Co-written by Rogelio Tec Moo
Each year during the national holiday of "Thanksgiving" my family and I go to the National Museum of the American Indian in Washington, D.C. We go as an annual reminder of the past and current struggles of Native Americans. An important example of this centuries-old struggle for Native American self-determination is in today's headlines as Indigenous peoples and their supporters continue a historic standoff with the government and private security forces over the Dakota Access Pipeline that threatens the Standing Sioux Reservation.

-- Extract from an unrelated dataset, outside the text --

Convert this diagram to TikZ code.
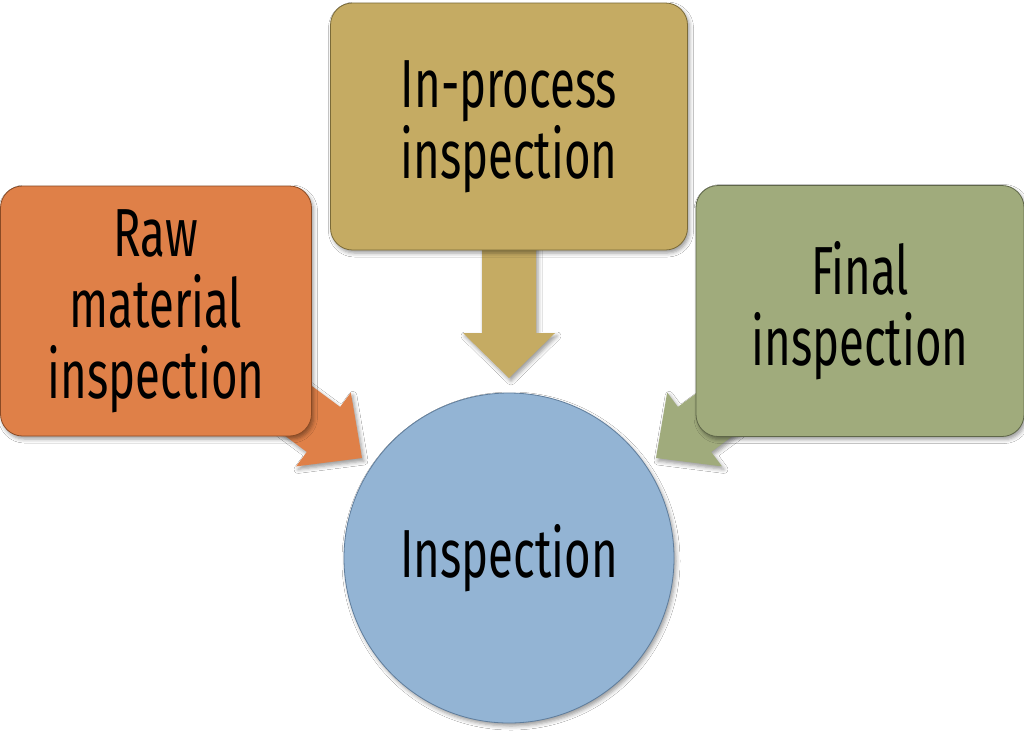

The ongoing everyday struggle of Native Americans to live a life of self-determination in the midst of an economy plagued by deep and divisive racial economic inequality is a story that receives much less headlines. For centuries, the U.S. created much of its wealth by appropriating Native American land. Decades of intentional U.S. governmental policies stripped Native Americans from their land and resources creating a racial wealth divide between them and White Americans. Today, Native Americans stand with African Americans and Latinos on the asset poor side of the racial wealth divide.
In 2011, the American Community Survey (ACS) reported Native Americans have the highest poverty rate among all minority groups. Their national poverty rate was at 27.0% - 1.2% higher than African Americans, 3.8% higher than Hispanics and 15.6% higher than the White national poverty rate during the same period. It must be noted that there is little socio-economic data collected about Native American peoples that much of the numbers cited are roughly five years old.
Moreover, the ACS for American Indian and Alaska Native Alone Population did an income report of Native Americans in 2013. They found that the median income of Native Americans was roughly $36,252 - slightly higher than the median income of African American households where the median income was $34,598. Altogether, these numbers pale in comparison to the White household median income of $58,270.
In terms of unemployment, Native Americans have had similar struggles. According to the Bureau of Labor Statistics, the unemployment rate for Blacks was 16%, Hispanics was 12.5% and Whites was 8.7%. For comparison, the unemployment rate for Native Americans was 17.9% - according to the ACS estimates during 2010.
All of this data highlights how the reality of Native American disenfranchisement and marginalization is a story that one does not need to go to a museum to see, but rather is a reality lived every day by Native Americans. The good news is that Native Americans resistance as seen in the struggle against the Dakota Access Pipeline continues to this day. Economic development has been a central struggle for Native American people. The emergence of community development financial institutions (CDFIs) like the South Dakota Four Bands Community Fund have been an important step in creating long term pathways for financial stability and security for Native American people. In 2009, the Native CDFI Network began with the purpose of bringing together Native Americans CDFIs from across the country to strengthen national advocacy and economic resources for Native American people.
Native American people across the country continue to organize to move the country beyond its history of inequality and disenfranchisement and as usual it is up to the rest of this country to finally follow Native Americans lead in creating a country where all truly have the opportunity and access to resources that allow for self-determination and financial stability.